Où trouvez-vous vos auteurs ?

"Terre humaine" a toujours attiré les manuscrits. Jean Malaurie avait son réseau, très centré sur les Indiens et les pôles. Nous devons l’élargir mais cela prendra du temps. Nous développons des partenariats avec les institutions comme le musée du Quai Branly-Jacques Chirac, dont deux représentants siègent au comité éditorial. Ils apportent des idées, ont des correspondants dans le monde entier et ont accès à des choses intéressantes : c’est une collaboration essentielle. Nous coopérons aussi avec le Centre Pompidou sur les aspects graphiques, notamment pour la photographie.

Quels sont les peuples premiers du XXIe siècle ?

Il reste des explorateurs comme Patrice Franceschi qui est allé voir des tribus inconnues à Bornéo, des peuples à découvrir, des témoins à rencontrer, qui n’ont pas tant la parole. Une auteure comme Ingrid Betancourt aurait eu sa place en "Terre humaine". Plus que la découverte des peuples, le problème aujourd’hui est celui de la préservation. Ce qui m’intéresse, c’est le retour à l’isolement et une forme de déconnexion de certaines zones du monde, où on ne peut plus aller, comme la Somalie ou le Sahara. Je veux faire savoir ce qu’il s’y passe. Mais le temps de "Terre humaine" n’est pas celui de l’immédiateté parce que les livres mettent deux ans à sortir. Nous avons toujours pour objectif de montrer comment des sujets déconnectés du temps se retrouvent au cœur de l’actualité.
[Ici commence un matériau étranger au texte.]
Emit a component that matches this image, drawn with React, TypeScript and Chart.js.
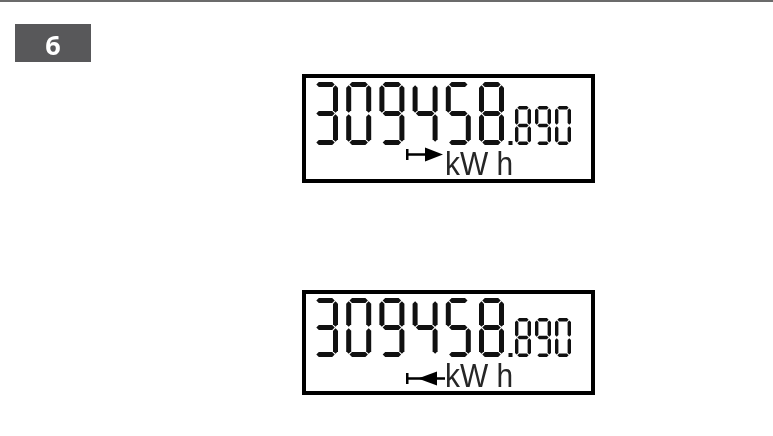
import React, { useEffect, useRef } from "react";
import { Chart, registerables } from "chart.js";

Chart.register(...registerables);

// ---- data ----
const stepLabel = "6";
const readings = ["309458.890", "309458.890"];
const flowDirections = ["import", "export"]; // import: |→ , export: |←
const unitLabels = ["kW h", "kW h"];

// ---- layout (page pixels) ----
const W = 773;
const H = 436;
const panelTops = [74, 290];
const panelBottoms = [183, 395];
const panelLeft = 302;
const panelRight = 595;

const SEGMENTS: Record<string, string> = {
  "0": "abcdef",
  "1": "bc",
  "2": "abged",
  "3": "abgcd",
  "4": "fgbc",
  "5": "afgcd",
  "6": "afgedc",
  "7": "abc",
  "8": "abcdefg",
  "9": "abcdfg",
};

function hseg(ctx: CanvasRenderingContext2D, x0: number, x1: number, yc: number, t: number, g: number) {
  const s = x0 + g;
  const e = x1 - g;
  ctx.beginPath();
  ctx.moveTo(s, yc);
  ctx.lineTo(s + t / 2, yc - t / 2);
  ctx.lineTo(e - t / 2, yc - t / 2);
  ctx.lineTo(e, yc);
  ctx.lineTo(e - t / 2, yc + t / 2);
  ctx.lineTo(s + t / 2, yc + t / 2);
  ctx.closePath();
  ctx.fill();
}

function vseg(ctx: CanvasRenderingContext2D, xc: number, y0: number, y1: number, t: number, g: number) {
  const s = y0 + g;
  const e = y1 - g;
  ctx.beginPath();
  ctx.moveTo(xc, s);
  ctx.lineTo(xc + t / 2, s + t / 2);
  ctx.lineTo(xc + t / 2, e - t / 2);
  ctx.lineTo(xc, e);
  ctx.lineTo(xc - t / 2, e - t / 2);
  ctx.lineTo(xc - t / 2, s + t / 2);
  ctx.closePath();
  ctx.fill();
}

function drawDigit(ctx: CanvasRenderingContext2D, ch: string, x: number, y: number, w: number, h: number, t: number, g: number) {
  const segs = SEGMENTS[ch] || "";
  const xl = x + t / 2;
  const xr = x + w - t / 2;
  const yt = y + t / 2;
  const ym = y + h / 2;
  const yb = y + h - t / 2;
  for (const s of segs) {
    if (s === "a") hseg(ctx, xl, xr, yt, t, g);
    if (s === "d") hseg(ctx, xl, xr, yb, t, g);
    if (s === "g") hseg(ctx, xl, xr, ym, t, g);
    if (s === "b") vseg(ctx, xr, yt, ym, t, g);
    if (s === "c") vseg(ctx, xr, ym, yb, t, g);
    if (s === "e") vseg(ctx, xl, ym, yb, t, g);
    if (s === "f") vseg(ctx, xl, yt, ym, t, g);
  }
}

const meterPlugin = {
  id: "meterPlugin",
  afterDraw(chart: any) {
    const ctx: CanvasRenderingContext2D = chart.ctx;
    const px = (v: number) => chart.scales.x.getPixelForValue(v);
    const py = (v: number) => chart.scales.y.getPixelForValue(v);
    ctx.save();

    // top rule
    ctx.fillStyle = "#6b6b6b";
    ctx.fillRect(px(0), py(0), px(W) - px(0), 2);

    // step badge
    ctx.fillStyle = "#58585a";
    ctx.fillRect(px(15), py(24), px(91) - px(15), py(62) - py(24));
    ctx.fillStyle = "#ffffff";
    ctx.font = "bold 27px 'Open Sans', 'DejaVu Sans', sans-serif";
    ctx.textAlign = "center";
    ctx.textBaseline = "alphabetic";
    ctx.fillText(stepLabel, px(53), py(55));

    readings.forEach((reading, i) => {
      const top = panelTops[i];
      const bottom = panelBottoms[i];
      // frame
      ctx.strokeStyle = "#000000";
      ctx.lineWidth = 4;
      ctx.strokeRect(px(panelLeft) + 2, py(top) + 2, px(panelRight) - px(panelLeft) - 4, py(bottom) - py(top) - 4);

      const [intPart, decPart] = reading.split(".");
      const bigTop = top + 8;
      const bigBottom = bottom - 38;
      ctx.fillStyle = "#111111";
      for (let k = 0; k < intPart.length; k++) {
        const x = 313 + k * 33.2;
        drawDigit(ctx, intPart[k], px(x), py(bigTop), 25, py(bigBottom) - py(bigTop), 5, 0.8);
      }
      // decimal point
      ctx.fillRect(px(508.5), py(bigBottom - 4), 4, 4);
      const smallTop = bigBottom - 39;
      for (let k = 0; k < (decPart || "").length; k++) {
        const x = 515 + k * 20;
        drawDigit(ctx, decPart[k], px(x), py(smallTop), 16, py(bigBottom) - py(smallTop), 3.4, 0.7);
      }

      // unit label
      const baseline = bottom - 8.5;
      ctx.save();
      ctx.translate(px(445), py(baseline));
      ctx.scale(0.88, 1);
      ctx.font = "34px 'Liberation Sans', Arial, sans-serif";
      ctx.textAlign = "left";
      ctx.textBaseline = "alphabetic";
      ctx.fillStyle = "#262626";
      ctx.fillText(unitLabels[i], 0, 0);
      ctx.restore();

      // direction arrow
      ctx.fillStyle = "#000000";
      if (flowDirections[i] === "import") {
        const ay = baseline - 20;
        ctx.fillRect(px(406), py(ay - 5.5), 2.5, 11);
        ctx.fillRect(px(406), py(ay - 1.25), 22, 2.5);
        ctx.beginPath();
        ctx.moveTo(px(425), py(ay - 7));
        ctx.lineTo(px(443), py(ay));
        ctx.lineTo(px(425), py(ay + 7));
        ctx.closePath();
        ctx.fill();
      } else {
        const ay = baseline - 8;
        ctx.fillRect(px(406), py(ay - 5.5), 2.5, 11);
        ctx.fillRect(px(406), py(ay - 1.25), 39, 2.5);
        ctx.beginPath();
        ctx.moveTo(px(418), py(ay));
        ctx.lineTo(px(437), py(ay - 7));
        ctx.lineTo(px(437), py(ay + 7));
        ctx.closePath();
        ctx.fill();
      }
    });

    ctx.restore();
  },
};

export default function App() {
  const ref = useRef<HTMLCanvasElement | null>(null);
  useEffect(() => {
    if (!ref.current) return;
    const chart = new Chart(ref.current, {
      type: "scatter",
      data: { datasets: [{ data: [], pointRadius: 0 }] },
      options: {
        animation: false,
        responsive: false,
        devicePixelRatio: 1,
        layout: { padding: 0 },
        plugins: { legend: { display: false }, tooltip: { enabled: false } },
        scales: {
          x: { type: "linear", min: 0, max: W, display: false },
          y: { type: "linear", min: 0, max: H, reverse: true, display: false },
        },
      },
      plugins: [meterPlugin],
    });
    return () => chart.destroy();
  }, []);
  return (
    <div style={{ position: "absolute", left: 0, top: 0, width: W, height: H, background: "#ffffff" }}>
      <canvas ref={ref} width={W} height={H} style={{ display: "block", width: W, height: H }} />
    </div>
  );
}
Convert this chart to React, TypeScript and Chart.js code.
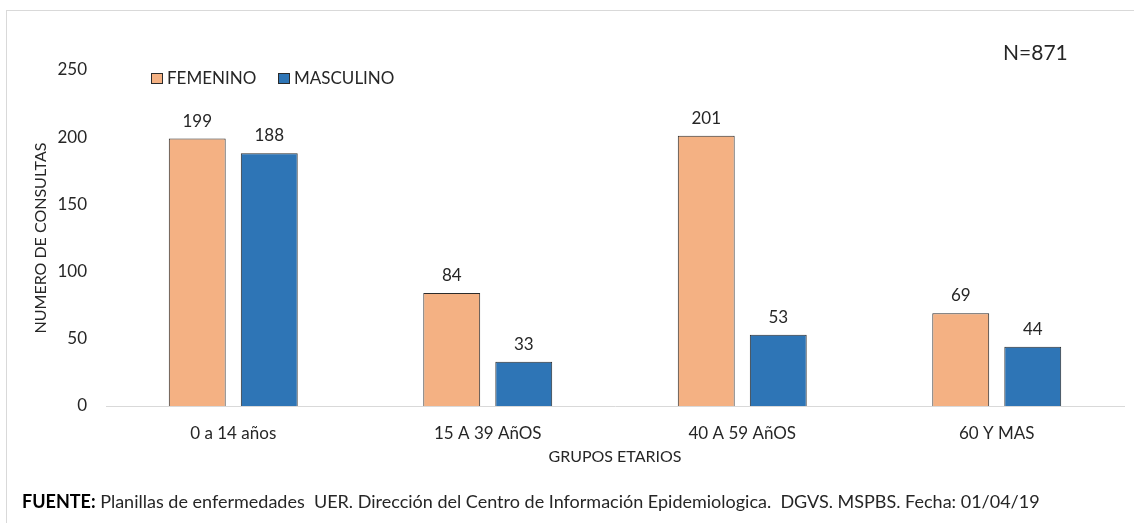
import React, { useEffect, useRef } from "react";
import { Chart, registerables } from "chart.js";

Chart.register(...registerables);

const categories = ["0 a 14 años", "15 A 39 AñOS", "40 A 59 AñOS", "60 Y MAS"];
const femenino = [199, 84, 201, 69];
const masculino = [188, 33, 53, 44];
const seriesNames = ["FEMENINO", "MASCULINO"];
const yTitle = "NUMERO DE CONSULTAS";
const xTitle = "GRUPOS ETARIOS";
const totalLabel = "N=871";
const sourceBold = "FUENTE:";
const sourceText = " Planillas de enfermedades  UER. Dirección del Centro de Información Epidemiologica.  DGVS. MSPBS. Fecha: 01/04/19";

const FONT = "Lato, 'Open Sans', sans-serif";
const ORANGE = "#F4B183";
const BLUE = "#2E75B6";
const TEXT = "#262626";
const EDGE = "#2b2b2b";

const extrasPlugin = {
  id: "extras",
  afterDraw(chart: any) {
    const ctx = chart.ctx;
    ctx.save();
    // outer frame
    ctx.strokeStyle = "#d9d9d9";
    ctx.lineWidth = 1;
    ctx.strokeRect(6.5, 10.5, 1400, 800);

    // data labels
    ctx.fillStyle = TEXT;
    ctx.font = `17px ${FONT}`;
    ctx.textAlign = "center";
    ctx.textBaseline = "alphabetic";
    chart.data.datasets.forEach((ds: any, i: number) => {
      const meta = chart.getDatasetMeta(i);
      meta.data.forEach((bar: any, j: number) => {
        ctx.fillText(String(ds.data[j]), bar.x, bar.y - 12);
      });
    });

    // legend
    const colors = [ORANGE, BLUE];
    const legendX = [151, 278];
    ctx.textAlign = "left";
    ctx.textBaseline = "middle";
    seriesNames.forEach((name, i) => {
      ctx.fillStyle = colors[i];
      ctx.fillRect(legendX[i] + 0.5, 73.5, 11, 10);
      ctx.strokeStyle = EDGE;
      ctx.strokeRect(legendX[i] + 0.5, 73.5, 11, 10);
      ctx.fillStyle = TEXT;
      ctx.fillText(name, legendX[i] + 16, 79);
    });

    // N label
    ctx.font = `21px ${FONT}`;
    ctx.fillStyle = TEXT;
    ctx.textAlign = "left";
    ctx.fillText(totalLabel, 1003, 53);

    // source
    ctx.fillStyle = "#000";
    ctx.font = `bold 18px ${FONT}`;
    ctx.fillText(sourceBold, 22, 502);
    const w = ctx.measureText(sourceBold).width;
    ctx.font = `18px ${FONT}`;
    ctx.fillStyle = TEXT;
    ctx.fillText(sourceText, 22 + w, 502);
    ctx.restore();
  },
};

export default function App() {
  const ref = useRef<HTMLCanvasElement>(null);
  useEffect(() => {
    if (!ref.current) return;
    const chart = new Chart(ref.current, {
      type: "bar",
      data: {
        labels: categories,
        datasets: [
          {
            label: seriesNames[0],
            data: femenino,
            backgroundColor: ORANGE,
            borderColor: EDGE,
            borderWidth: 1,
            categoryPercentage: 0.566,
            barPercentage: 0.79,
          },
          {
            label: seriesNames[1],
            data: masculino,
            backgroundColor: BLUE,
            borderColor: EDGE,
            borderWidth: 1,
            categoryPercentage: 0.566,
            barPercentage: 0.79,
          },
        ],
      },
      options: {
        responsive: false,
        animation: false,
        devicePixelRatio: 1,
        layout: { padding: { top: 70, left: 0, right: 10, bottom: 57 } },
        plugins: { legend: { display: false }, tooltip: { enabled: false } },
        scales: {
          x: {
            grid: { display: false, drawTicks: false },
            border: { display: true, color: "#d9d9d9", width: 1 },
            ticks: { color: TEXT, font: { family: FONT, size: 17 }, padding: 17 },
            title: {
              display: true,
              text: xTitle,
              color: TEXT,
              font: { family: FONT, size: 16 },
              padding: { top: 8, bottom: 0 },
            },
            afterFit: (s: any) => {
              s.height = 60;
            },
          },
          y: {
            min: 0,
            max: 250,
            grid: { display: false, drawTicks: false },
            border: { display: false },
            ticks: { stepSize: 50, color: TEXT, font: { family: FONT, size: 17 }, padding: 19 },
            title: {
              display: true,
              text: yTitle,
              color: TEXT,
              font: { family: FONT, size: 16 },
              padding: { top: 31, bottom: 0 },
            },
            afterFit: (s: any) => {
              s.width = 106;
            },
          },
        },
      },
      plugins: [extrasPlugin],
    });
    return () => chart.destroy();
  }, []);
  return (
    <div style={{ position: "absolute", left: 0, top: 0, width: 1134, height: 523, background: "#fff" }}>
      <canvas ref={ref} width={1134} height={523} style={{ display: "block" }} />
    </div>
  );
}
"Terre humaine" était une collection engagée, est-ce toujours le cas aujourd’hui ?

Jean Malaurie a pris position pour les peuples du Groenland, pour les Inuits, et contre les bases américaines pendant la guerre de Corée, contre l’industrie pétrolière. C’était une autre époque. C’est plus compliqué aujourd’hui. Les peuples premiers ne sont plus dans la même situation, les colonies n’existent plus, et les luttes entre tribus prennent une forme différente. Mais il reste des combats à mener. Il faut se battre par exemple pour des ethnies comme les Noubas dans le Sud-Soudan, attaqués par le régime islamiste du nord. Beaucoup de peuples sont en péril. Ces dangers sont multiples et il faut les identifier. La fonction de la collection est de montrer la nature de ces menaces. Elle est engagée et le restera, même si le contexte est tout à fait différent.